Kültürel miras ülkelerin tarihini gelecek nesillere aktarmak konusunda büyük önem arz ediyor. Hem ülkelerin kendi tarihleri hem de önceki medeniyetlerin izlerini görmek konusunda fikir veren kültürel miras öğeleri, yeteri kadar ele alınmıyor. Bu konuda verilen eserler ise ya belirli bir alanla sınırlı ya da teknik konulardan öteye geçmiyor. Seçkin Yayınları’ndan çıkan Kültürel Miras (Kültür Varlıkları) Hukuku, kültürel miras nedir, nasıl korunur ve bununla ilgili Türkiye'deki mevzuat ne şekilde işliyor sorularına cevap veriyor.
Editörlüğünü Mardin Artuklu Üniversitesi Sanat Tarihi Bölümü Öğretim Üyesi Doç. Dr. Evindar Yeşilbaş ve Diyarbakır Kültür Varlıklarını Koruma Kurulu’nda hukukçu üye olan Cüneyd Altıparmak’ın üstlendiği kitap, kültürel miras hukukuna değiniyor. Çalışmada arkeoloji, sanat tarihi, sit alanları kavramlarının yanı sıra rölöve, restitüsyon, restorasyon gibi kavramlar da hukuk bağlamında sade bir dille ele alınıyor. Kültürel mirasın korunmasında diğer ülkelerle etkileşimlerini de kapsayan kitap, alanında uzman 16 ismin katkısıyla zenginleştirilmiş. Kültürel miras alanına ilgi duyanların, bu alanda çalışmaya yeni başlayanların ve uzmanların yararlanacağı eser, kültür ve sanat mirasının hukuktaki yerini etraflıca anlatıyor.
UYGULAMADA SORUN VAR
Kitapla ilgili konuştuğumuz Altıparmak, bu dönemde fark ettikleri sorunlardan yola çıkarak kitabı oluşturduklarını söyledi. Kültürel miras alanında mevzuatın sektörle uyumlu olduğunu fakat uygulama noktasında sorunların bulunduğunu belirten Altıparmak, “Denetim konusunda ve bu konuyu ciddiye alma konusunda sorunlarımız var. Arkeolojik bir bulgu bizim için çok önemliyken, Selçuklu yapısı bir bina ya da Osmanlı camisi çok önemsenmiyor. Kültürel miras, bir silsile içerisinde devam eder. Urfa'dan örnek vereyim. Balıklıgöl arkeolojik dönemde de kutsal, Yahudilerin, Hristiyanların ve Müslümanların da mabedi. Ama sanki belirli bir dönemin öncesi çok önemli ve kutsal, ondan sonrası olmasa da olur şeklinde bir algı var” dedi.

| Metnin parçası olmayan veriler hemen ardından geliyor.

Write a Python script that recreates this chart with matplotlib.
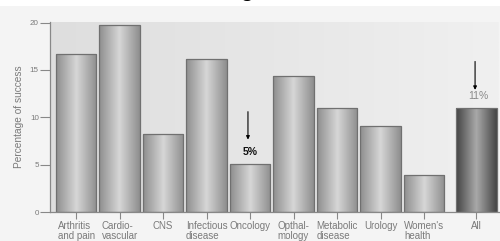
import numpy as np
import matplotlib.pyplot as plt
from matplotlib.colors import LinearSegmentedColormap

categories = ["Arthritis\nand pain", "Cardio-\nvascular", "CNS", "Infectious\ndisease",
              "Oncology", "Opthal-\nmology", "Metabolic\ndisease", "Urology",
              "Women's\nhealth", "All"]
success = [16.7, 19.8, 8.2, 16.2, 5.1, 14.4, 11.0, 9.1, 3.9, 11.0]
positions = [0, 1, 2, 3, 4, 5, 6, 7, 8, 9.2]
yticks = [0, 5, 10, 15, 20]

plt.rcParams['font.family'] = ['Liberation Sans', 'DejaVu Sans']
txt_gray = '#7a7a7a'

fig = plt.figure(figsize=(5, 2.41), dpi=100)
fig.patch.set_facecolor('white')
# light panel behind the chart
fig.patches.append(plt.Rectangle((0, 0), 1, 0.975, transform=fig.transFigure,
                                 facecolor='#f4f4f4', edgecolor='none', zorder=-5))
# cut-off title at the very top
fig.text(0.493, 1.035, 'g', fontsize=15, fontweight='bold', ha='center', va='center')

ax = fig.add_axes([0.100, 0.120, 0.898, 0.790])
ax.set_xlim(-0.6, 9.72)
ax.set_ylim(0, 20.1)

# background gradient of the plot area
bg = LinearSegmentedColormap.from_list('bg', ['#dedede', '#f0f0f0'])
ax.imshow(np.linspace(0, 1, 256).reshape(1, -1), cmap=bg, aspect='auto',
          extent=[-0.6, 9.72, 0, 20.1], zorder=0)

cyl = np.concatenate([np.linspace(0, 1, 64), np.linspace(1, 0, 64)]).reshape(1, -1)
gray_cm = LinearSegmentedColormap.from_list('g', ['#8e8e8e', '#d6d6d6'])
dark_cm = LinearSegmentedColormap.from_list('d', ['#444444', '#a8a8a8'])

width = 0.93
bars = ax.bar(positions, success, width=width, facecolor='none',
              edgecolor='#707070', linewidth=0.9, zorder=3)
for b, cat in zip(bars, categories):
    x0 = b.get_x()
    cm = dark_cm if cat == "All" else gray_cm
    im = ax.imshow(cyl, cmap=cm, aspect='auto', zorder=2,
                   extent=[x0, x0 + b.get_width(), 0, b.get_height()])
    im.set_clip_path(b)

ax.set_yticks(yticks)
ax.set_xticks(positions)
ax.set_xticklabels(categories, fontsize=7, color=txt_gray, multialignment='left',
                   linespacing=1.0)
ax.tick_params(axis='y', labelsize=5.8, labelcolor=txt_gray, color='#888888',
               length=7, width=0.8, pad=1)
ax.tick_params(axis='x', color='#888888', length=5, width=0.8, pad=1.5)
ax.set_ylabel('Percentage of success', fontsize=7.3, color=txt_gray, labelpad=4)

for s in ['top', 'right']:
    ax.spines[s].set_visible(False)
for s in ['left', 'bottom']:
    ax.spines[s].set_color('#888888')
    ax.spines[s].set_linewidth(0.9)
    ax.spines[s].set_zorder(4)

# annotations
ax.annotate('', xy=(positions[4] - 0.05, success[4] + 2.55),
            xytext=(positions[4] - 0.05, success[4] + 5.5),
            arrowprops=dict(arrowstyle='-|>', color='black', lw=0.8,
                            mutation_scale=5, shrinkA=0, shrinkB=0))
ax.text(positions[4], success[4] + 0.75, '5%', fontsize=7.5, fontweight='bold',
        ha='center', va='bottom', color='#111111')
ax.annotate('', xy=(positions[9] - 0.03, success[9] + 1.9),
            xytext=(positions[9] - 0.03, success[9] + 4.9),
            arrowprops=dict(arrowstyle='-|>', color='black', lw=0.8,
                            mutation_scale=5, shrinkA=0, shrinkB=0))
ax.text(positions[9] + 0.05, success[9] + 0.75, '11%', fontsize=7.5,
        ha='center', va='bottom', color='#8a8a8a')

fig.savefig('out.png', dpi=100, facecolor=fig.get_facecolor())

HER İL KENDİ İÇİNDE DEĞERLENDİRİLMELİ
Türkiye'nin diğer ülkelerden kültürel miras ve sit alanları konusunda ayrıştığını ifade eden Altıparmak, ülkedeki tüm alanlar için aynı mevzuatın uygulanmasının yanlış bulduğunu dile getiriyor. Alan yönetiminin illere özgü olması gerektiğini savunan hukukçu, “Dünyadaki sit alanlarının tamamı butikleştirilmiş. Oraya neyin gireceği, yapılacağı belli. Fransız mevzuatı ve İtalya'nın bu konuyla ilgili yaptığı adımları takip eden bir ülkeyiz. Roma'da bir sit alanında otelleri, pizzacıları, dondurmacıları görürsünüz. Bizim kentsel sit alanlarımız yaşayan alanlar. Her ili kendi içinde değerlendirip, nasıl yönetileceğine ilişkin alan yönetim mevzuatını değiştirmemiz gerekiyor” diyor.

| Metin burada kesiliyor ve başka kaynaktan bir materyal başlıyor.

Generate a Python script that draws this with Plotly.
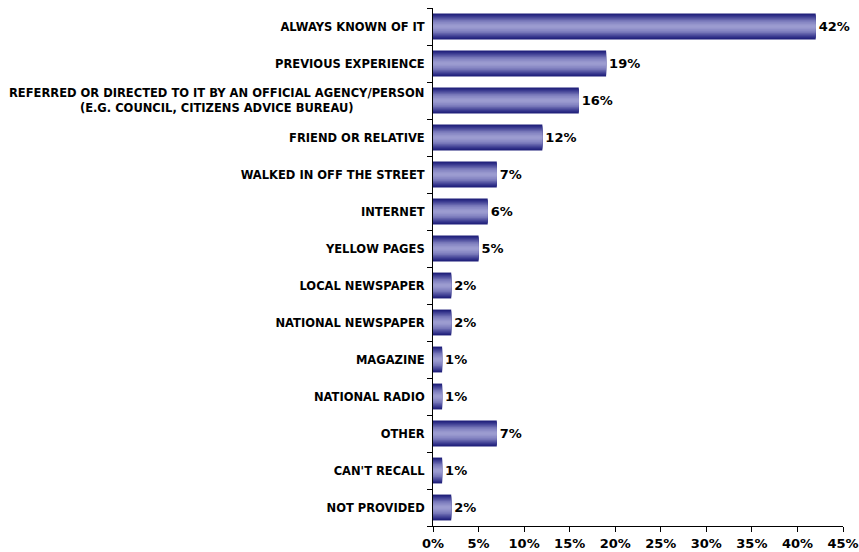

Yanlış restorasyon ceza hukukunda
Güncel restorasyon örnekleriyle konuyu anlatan Altıparmak, “Restorasyonu yapanla denetleyen arasında bir ahenk yok. Bu da yapıya zarar verebiliyor. Mesela Şile Kalesinin restorasyonunu alan firmayla ilgili belki sorun yok ama denetleyen firmanın ‘bu nedir’ demesi gerekirdi. Ya da bir han tadilatında, bazı hava delikleri ve mazgallar kapatılıyor. Yıllardır ayakta duran yapı bir süre sonra çürümeye başlıyor. Sebebi yanlış restorasyon. Yanlış restorasyonlar ceza hukukunda değerlendiriliyor. Fakat bunları es geçiyoruz. Yani bu konu yargının önüne gelse karar verilecek, ama yargının önüne gelmiyor. Bu sorun aşılmalı Türkiye'de” açıklamasında bulundu.